Q&A: US bank regulation

Lehman Brothers employee clears his desk during the financial crisis The bill is a belated reaction to the global financial crisis of 2008

The US Congress has agreed a bill containing the biggest overhaul of banking regulation since the 1930s.

The bill is the culmination of efforts led by President Barack Obama to ensure that the financial crisis of 2008-09 can never be repeated.

What will the bill do about financial regulation?

A new Consumer Protection Agency will be created with a mandate to clamp down on abusive practices by credit card companies and mortgage lenders. A big chunk of the enormous losses in the sub-prime mortgage market was due to fraudulent lending to US home buyers who had no hope of repaying their loans.

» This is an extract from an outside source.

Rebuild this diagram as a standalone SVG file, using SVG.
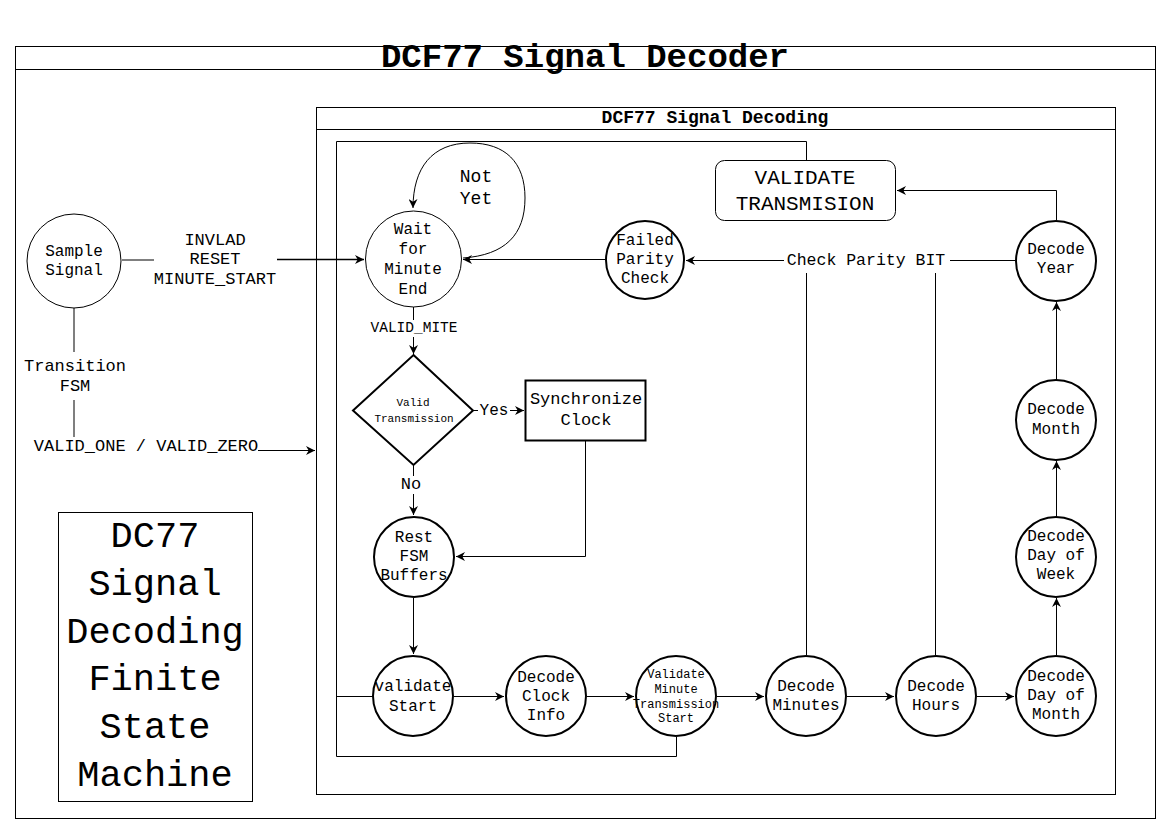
<svg xmlns="http://www.w3.org/2000/svg" width="1171" height="834" viewBox="0 0 1171 834">
<style>
text{font-family:"Liberation Mono","Courier New",monospace;fill:#000;text-anchor:middle}
.c1{fill:#fff;stroke:#000;stroke-width:1}
.c2{fill:#fff;stroke:#000;stroke-width:2}
.ln{fill:none;stroke:#000;stroke-width:1}
.gl{fill:none;stroke:#555;stroke-width:1.5}
.f16{font-size:16px}
.f17{font-size:17px}
</style>
<defs>
<marker id="ar" viewBox="0 0 10 10" refX="10" refY="5" markerWidth="9" markerHeight="9" markerUnits="userSpaceOnUse" orient="auto">
<path d="M0,0 L10,5 L0,10 L3,5 z" fill="#000"/>
</marker>
</defs>
<rect width="1171" height="834" fill="#fff"/>
<g id="outer">
<rect x="15.5" y="46.5" width="1140" height="772" class="ln"/>
<line x1="15.5" y1="69.5" x2="1155.5" y2="69.5" class="ln"/>
<text x="585" y="67" style="font-size:34px;font-weight:bold">DCF77 Signal Decoder</text>
</g>
<g id="inner">
<rect x="316.5" y="107.5" width="799" height="687" class="ln"/>
<line x1="316.5" y1="129.5" x2="1115.5" y2="129.5" class="ln"/>
<text x="715" y="123" style="font-size:18px;font-weight:bold">DCF77 Signal Decoding</text>
</g>
<g id="connectors">
<!-- outer loop lines -->
<polyline class="ln" points="676.5,737 676.5,756.5 336.5,756.5 336.5,141.5 806.5,141.5 806.5,160"/>
<line class="ln" x1="336.5" y1="696.5" x2="373" y2="696.5"/>
<!-- sample signal -->
<line class="gl" x1="122" y1="260" x2="154" y2="260"/>
<line class="ln" x1="277" y1="259.5" x2="364" y2="259.5" marker-end="url(#ar)" style="stroke-width:1.5"/>
<line class="gl" x1="74" y1="303" x2="74" y2="352"/>
<line class="gl" x1="74" y1="400" x2="74" y2="437"/>
<line class="ln" x1="258" y1="450.5" x2="315" y2="450.5" marker-end="url(#ar)"/>
<!-- self loop -->
<path class="ln" d="M463,258 C505,255 525,235 525,198 C525,162 505,143 470,143 C432,143 413,168 413,208" marker-end="url(#ar)"/>
<line class="ln" x1="605" y1="259.5" x2="463" y2="259.5" marker-end="url(#ar)"/>
<!-- check parity -->
<line class="ln" x1="1015" y1="260.5" x2="950" y2="260.5"/>
<line class="ln" x1="784" y1="260.5" x2="686" y2="260.5" marker-end="url(#ar)"/>
<line class="ln" x1="806.5" y1="273" x2="806.5" y2="655"/>
<line class="ln" x1="935.5" y1="273" x2="935.5" y2="655"/>
<!-- year to validate -->
<polyline class="ln" points="1056.5,220 1056.5,190.5 897,190.5" marker-end="url(#ar)"/>
<!-- vertical chain -->
<line class="ln" x1="1056.5" y1="380" x2="1056.5" y2="302" marker-end="url(#ar)"/>
<line class="ln" x1="1056.5" y1="517" x2="1056.5" y2="461" marker-end="url(#ar)"/>
<line class="ln" x1="1056.5" y1="655" x2="1056.5" y2="598" marker-end="url(#ar)"/>
<!-- wait to diamond -->
<line class="ln" x1="413.5" y1="307" x2="413.5" y2="320"/>
<line class="ln" x1="413.5" y1="337" x2="413.5" y2="354" marker-end="url(#ar)"/>
<!-- yes -->
<line class="ln" x1="473" y1="410.5" x2="478" y2="410.5"/>
<line class="ln" x1="510" y1="410.5" x2="524" y2="410.5" marker-end="url(#ar)"/>
<!-- no -->
<line class="ln" x1="413.5" y1="465" x2="413.5" y2="476"/>
<line class="ln" x1="413.5" y1="494" x2="413.5" y2="515" marker-end="url(#ar)"/>
<!-- sync to rest -->
<polyline class="ln" points="585.5,441 585.5,556.5 456,556.5" marker-end="url(#ar)"/>
<!-- rest to validate start -->
<line class="ln" x1="413.5" y1="598" x2="413.5" y2="654" marker-end="url(#ar)"/>
<!-- bottom row -->
<line class="ln" x1="454" y1="696.5" x2="504" y2="696.5" marker-end="url(#ar)"/>
<line class="ln" x1="587" y1="696.5" x2="634" y2="696.5" marker-end="url(#ar)"/>
<line class="ln" x1="717" y1="696.5" x2="764" y2="696.5" marker-end="url(#ar)"/>
<line class="ln" x1="847" y1="696.5" x2="894" y2="696.5" marker-end="url(#ar)"/>
<line class="ln" x1="977" y1="696.5" x2="1014" y2="696.5" marker-end="url(#ar)"/>
<!-- labels -->
<text class="f17" x="215" y="245">INVLAD</text>
<text class="f17" x="215" y="264">RESET</text>
<text class="f17" x="215" y="284">MINUTE_START</text>
<text class="f17" x="75" y="371">Transition</text>
<text class="f17" x="75" y="391">FSM</text>
<text class="f17" x="146" y="451">VALID_ONE / VALID_ZERO</text>
<text x="476" y="182" style="font-size:18px">Not</text>
<text x="476" y="204" style="font-size:18px">Yet</text>
<text x="866" y="265" style="font-size:16.5px">Check Parity BIT</text>
<text x="414" y="332" style="font-size:14.5px">VALID_MITE</text>
<text class="f16" x="494" y="415">Yes</text>
<text class="f17" x="411" y="489">No</text>
</g>
<g id="sample-signal">
<circle class="c1" cx="74" cy="261" r="47"/>
<text class="f16" x="74" y="256">Sample</text>
<text class="f16" x="74" y="275">Signal</text>
</g>
<g id="wait-minute-end">
<circle class="c1" cx="413.5" cy="259" r="48"/>
<text class="f16" x="413" y="234">Wait</text>
<text class="f16" x="413" y="254">for</text>
<text class="f16" x="413" y="274">Minute</text>
<text class="f16" x="413" y="294">End</text>
</g>
<g id="failed-parity">
<circle class="c2" cx="645" cy="260" r="39"/>
<text class="f16" x="645" y="245">Failed</text>
<text class="f16" x="645" y="264">Parity</text>
<text class="f16" x="645" y="283">Check</text>
</g>
<g id="validate-transmission">
<rect x="715.5" y="160.5" width="180" height="60" rx="9" class="c1"/>
<text x="805" y="184" style="font-size:21px">VALIDATE</text>
<text x="805" y="210" style="font-size:21px">TRANSMISION</text>
</g>
<g id="decode-year">
<circle class="c2" cx="1056" cy="261" r="40"/>
<text class="f16" x="1056" y="254">Decode</text>
<text class="f16" x="1056" y="273">Year</text>
</g>
<g id="decode-month">
<circle class="c2" cx="1056" cy="420" r="40"/>
<text class="f16" x="1056" y="414">Decode</text>
<text class="f16" x="1056" y="434">Month</text>
</g>
<g id="decode-day-of-week">
<circle class="c2" cx="1056" cy="557" r="40"/>
<text class="f16" x="1056" y="541">Decode</text>
<text class="f16" x="1056" y="560">Day of</text>
<text class="f16" x="1056" y="579">Week</text>
</g>
<g id="decode-day-of-month">
<circle class="c2" cx="1056" cy="696" r="40"/>
<text class="f16" x="1056" y="681">Decode</text>
<text class="f16" x="1056" y="700">Day of</text>
<text class="f16" x="1056" y="719">Month</text>
</g>
<g id="valid-transmission">
<polygon class="c2" points="413.5,355 473,410.5 413.5,465 353,410.5"/>
<text x="413" y="406" style="font-size:11px">Valid</text>
<text x="414" y="422" style="font-size:11px">Transmission</text>
</g>
<g id="synchronize-clock">
<rect x="525.5" y="380.5" width="120" height="60" class="c2"/>
<text class="f17" x="586" y="404">Synchronize</text>
<text class="f17" x="586" y="425">Clock</text>
</g>
<g id="rest-fsm-buffers">
<circle class="c2" cx="414" cy="557" r="40"/>
<text class="f16" x="414" y="542">Rest</text>
<text class="f16" x="414" y="561">FSM</text>
<text class="f16" x="414" y="580">Buffers</text>
</g>
<g id="validate-start">
<circle class="c2" cx="413" cy="696" r="40"/>
<text class="f16" x="413" y="691">validate</text>
<text class="f16" x="413" y="711">Start</text>
</g>
<g id="decode-clock-info">
<circle class="c2" cx="546" cy="696" r="40"/>
<text class="f16" x="546" y="682">Decode</text>
<text class="f16" x="546" y="701">Clock</text>
<text class="f16" x="546" y="720">Info</text>
</g>
<g id="validate-minute-transmission-start">
<circle class="c2" cx="676" cy="696" r="40"/>
<text x="676" y="678" style="font-size:12px">Validate</text>
<text x="676" y="693" style="font-size:12px">Minute</text>
<text x="676" y="708" style="font-size:12px">Transmission</text>
<text x="676" y="722" style="font-size:12px">Start</text>
</g>
<g id="decode-minutes">
<circle class="c2" cx="806" cy="696" r="40"/>
<text class="f16" x="806" y="691">Decode</text>
<text class="f16" x="806" y="710">Minutes</text>
</g>
<g id="decode-hours">
<circle class="c2" cx="936" cy="696" r="40"/>
<text class="f16" x="936" y="691">Decode</text>
<text class="f16" x="936" y="710">Hours</text>
</g>
<g id="legend">
<rect x="58.5" y="512.5" width="194" height="289" class="c1"/>
<text x="155" y="547" style="font-size:37px">DC77</text>
<text x="155" y="595" style="font-size:37px">Signal</text>
<text x="155" y="643" style="font-size:37px">Decoding</text>
<text x="155" y="690" style="font-size:37px">Finite</text>
<text x="155" y="738" style="font-size:37px">State</text>
<text x="155" y="786" style="font-size:37px">Machine</text>
</g>
</svg>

Regulatory oversight of the financial markets will be ramped up, with the creation of a new Council of Regulators that will bring together the heads of the various financial watchdogs. The Federal Reserve (the US central bank) is likely to have a leading role.

What about the big banks?

Regulatory authorities will be given new powers to seize and conduct an orderly liquidation of large financial firms like Citibank. It is hoped that this will address the so-called "too big to fail" problem, whereby pushing huge firms into a full-blown and complex bankruptcy process during the height of the financial crisis - as happened with Lehman Brothers - could destroy the entire financial system.

Large banks will be required to increase the amount of capital - money raised from shareholders - that they hold in reserve against possible loan losses. However, this requirement will only come into effect after five years, as a faster timetable might have forced poorly capitalised banks to cut their lending back.

What is the Volcker Rule?

Banks will be banned from proprietary trading activities (that is, the ability of traders to make large speculative bets on financial markets using their bank's money). This was a key plank of the so-called Volcker Rule, named after Paul Volcker, chairman of the Economic Recovery Advisory Board, who proposed it.

A second leg of the Volcker rule also survived negotiations, though in a limited form. Mr Volcker wanted to ban banks from making risky investments in hedge funds and private equity funds. Hedge funds make money via clever - but often high-risk - trading strategies, while private equity firms buy up and then shake up underperforming companies. Instead, the bill will limit banks investments in these funds to 3% of their capital.

And derivatives?

Derivatives are contracts that allow companies to hedge their exposure to (and hedge funds and banks to speculate on) the financial markets.

Under the reforms approved, most of the $600bn derivatives market will need to be cleared through third-party exchanges. This will reduce the risk that institutions that wrote these derivative contracts fail to pay out the amount they owe if they go bust.

Banks will also be required to hive off some of their swaps businesses into affiliated companies, in order to reduce their exposure to potential losses. Swaps are among the most profitable types of financial derivatives carried out by the banks.

Are the reforms popular?

The bill is surprisingly draconian, considering the initial opposition of Senate Republicans to reform.

However, clamping down on Wall Street plays well with voters from across the political spectrum, and it is likely that many senators had November mid-term elections in mind when they decided to vote in favour.

Public anger is likely to have been further inflamed by the return of big bonuses for bankers this year, as well as the accusations of fraud levelled at Wall Street firm Goldman Sachs by US regulators.

What do the banks think?

Unsurprisingly, the banks lobbied heavily against the new reforms.

President Obama criticised the financial services industry for unleashing "hordes of lobbyists and millions of dollars in ads" against the bill.

As financial markets have recovered over the past 12-18 months, banks have begun to turn in big profits again.

But most of those profits have been derived from the banks' trading activities, precisely the business area that will be worst affected by the new reforms.

The plan to hive off banks' proprietary trading and swaps businesses roused their particular ire.

And the requirement to shift derivatives contracts on to third-party clearing houses is likely to make them much less profitable, as the contracts will need to be simpler and their pricing more transparent.

What about Europe?

Brussels has revealed proposals for a national network of "resolution funds" partly paid for by the banks, which would be used to help dissolve failing banks rather than bailing them out.

There are also new rules on hedge funds and private equity funds which have been approved by EU finance ministers, despite opposition from London's financial hub, the City.

There is also a growing international consensus on the need to tax banks more heavily and to clamp down on banks' usage of tax havens.